Думая о школьных понятиях современной литературы, я представляю себе большую равнину, на которую накинут, как покрывало, низко спустившийся, тяжелый небесный свод. Там и сям на равнине торчат сухие деревья, которые бессильно приподнимают священную ткань неба, заставляют ее холмиться, а местами даже прорывают ее, – и тогда уже предстают во всей своей тощей, неживой наготе.
Такими деревьями, уходящими вдаль, большей частью совсем сухими, кажутся мне школьные понятия – орудия художественной критики. Им иногда искусственно прививают новые ветки, но ничто не оживит гниющего ствола.
Среди этих истуканов самый первый план загроможден теперь понятием «символизм».[1] Его холили, прививали ему и зелень и просто плесень, но ствол его смехотворен, изломан веками, дуплист и сух. А главное, он испортил небесную ткань и продырявил ее.

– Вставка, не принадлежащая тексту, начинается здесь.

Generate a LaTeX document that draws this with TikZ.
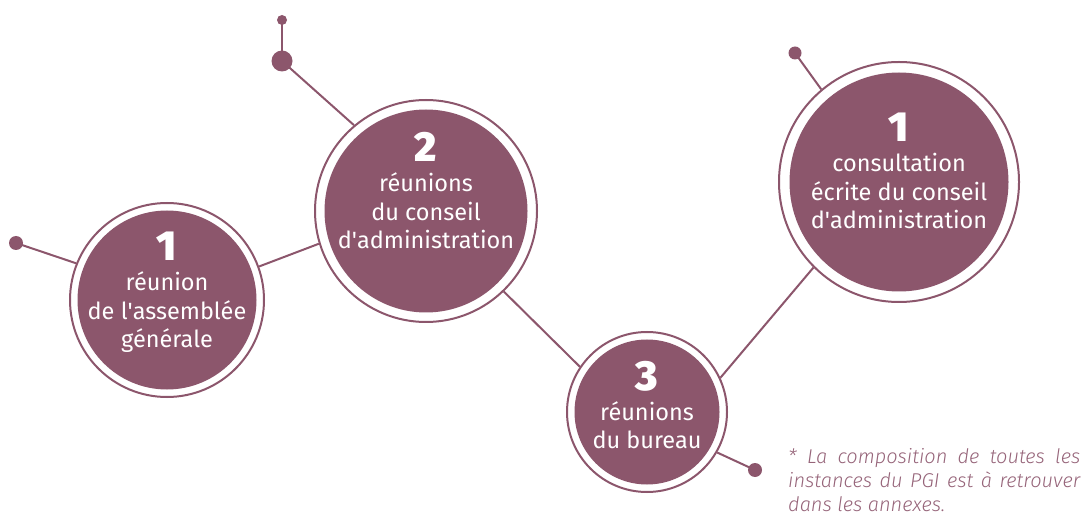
\documentclass[tikz,border=0pt]{standalone}
\usepackage{fontspec}
\setmainfont{Fira Sans}
\IfFontExistsTF{Fira Sans Light}{\newfontfamily\notefont{Fira Sans Light}}{\newfontfamily\notefont{Fira Sans}}
\IfFontExistsTF{Fira Sans Black}{\newfontfamily\numfont{Fira Sans Black}}{\newfontfamily\numfont{Fira Sans}[UprightFeatures={FakeBold=1.5}]}
\definecolor{plum}{HTML}{8C566C}
\definecolor{notecol}{HTML}{966479}
\tikzset{
  ring/.style={circle, draw=plum, line width=2pt, inner sep=0pt, fill=white},
  disc/.style={circle, fill=plum, inner sep=0pt},
  dotnode/.style={circle, fill=plum, inner sep=0pt},
  link/.style={draw=plum, line width=2pt},
  lbl/.style={text=white, align=center, inner sep=0pt,
    font=\fontsize{23.5}{28.5}\selectfont},
}
\newcommand{\bignum}[1]{{\fontsize{42}{42}\selectfont\numfont #1}}
\newcommand{\ap}{\textquotesingle}
\begin{document}
\begin{tikzpicture}[x=1pt,y=-1pt]
\useasboundingbox (0,0) rectangle (1084,518);
% dots
\node[dotnode, minimum size=14] (d1) at (16,243) {};
\node[dotnode, minimum size=10] (d2a) at (282,20) {};
\node[dotnode, minimum size=21] (d2b) at (282,61) {};
\node[dotnode, minimum size=13] (d4) at (795,53) {};
\node[dotnode, minimum size=14] (d3) at (755,470) {};
% rings
\node[ring, minimum size=194] (r1) at (167,300) {};
\node[ring, minimum size=222] (r2) at (426,211) {};
\node[ring, minimum size=160] (r3) at (647,412) {};
\node[ring, minimum size=240] (r4) at (899,182) {};
% discs
\node[disc, minimum size=179] (c1) at (r1.center) {};
\node[disc, minimum size=203] (c2) at (r2.center) {};
\node[disc, minimum size=145] (c3) at (r3.center) {};
\node[disc, minimum size=219] (c4) at (r4.center) {};
% connectors
\draw[link] (d1.center) -- (r1.158.4);
\draw[link] (r1.20.3) -- (r2.197.6);
\draw[link] (d2a.center) -- (d2b.center);
\draw[link] (d2b.center) -- (r2.130.7);
\draw[link] (r2.-46.1) -- (r3.146.7);
\draw[link] (r3.25.6) -- (r4.225);
\draw[link] (r3.-30.7) -- (d3.center);
\draw[link] (d4.center) -- (r4.130.2);
% labels
\node[lbl] (t1) at ([yshift=7.5]c1.center) {\bignum{1}\\[1.5pt]réunion\\de l\ap assemblée\\générale};
\node[lbl] (t2) at ([yshift=20]c2.center) {\bignum{2}\\[1.5pt]réunions\\du conseil\\d\ap administration};
\node[lbl] (t3) at ([yshift=7]c3.center) {\bignum{3}\\[1.5pt]réunions\\du bureau};
\node[lbl] (t4) at ([yshift=11]c4.center) {\bignum{1}\\[1.5pt]consultation\\écrite du conseil\\d\ap administration};
% note
\node[anchor=north west, inner sep=0pt, text width=292pt, align=justify,
  text=notecol, font=\fontsize{20}{24.2}\selectfont\notefont\itshape] (note) at (788,448)
  {* La composition de toutes les\linebreak instances du PGI est à retrouver\linebreak dans les annexes.};
\end{tikzpicture}
\end{document}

Критика очень много толкует о «школах» символизма, наклеивает на художника ярлычок: «символист»; критика охаживает художника со всех сторон и обдергивает на нем платье; а иногда она занимается делом совсем уж некультурным, извинимым разве во времена глубокой древности: если платье не лезет на художника, она обрубает ему ноги, руки, или – что уж вовсе неприлично – голову.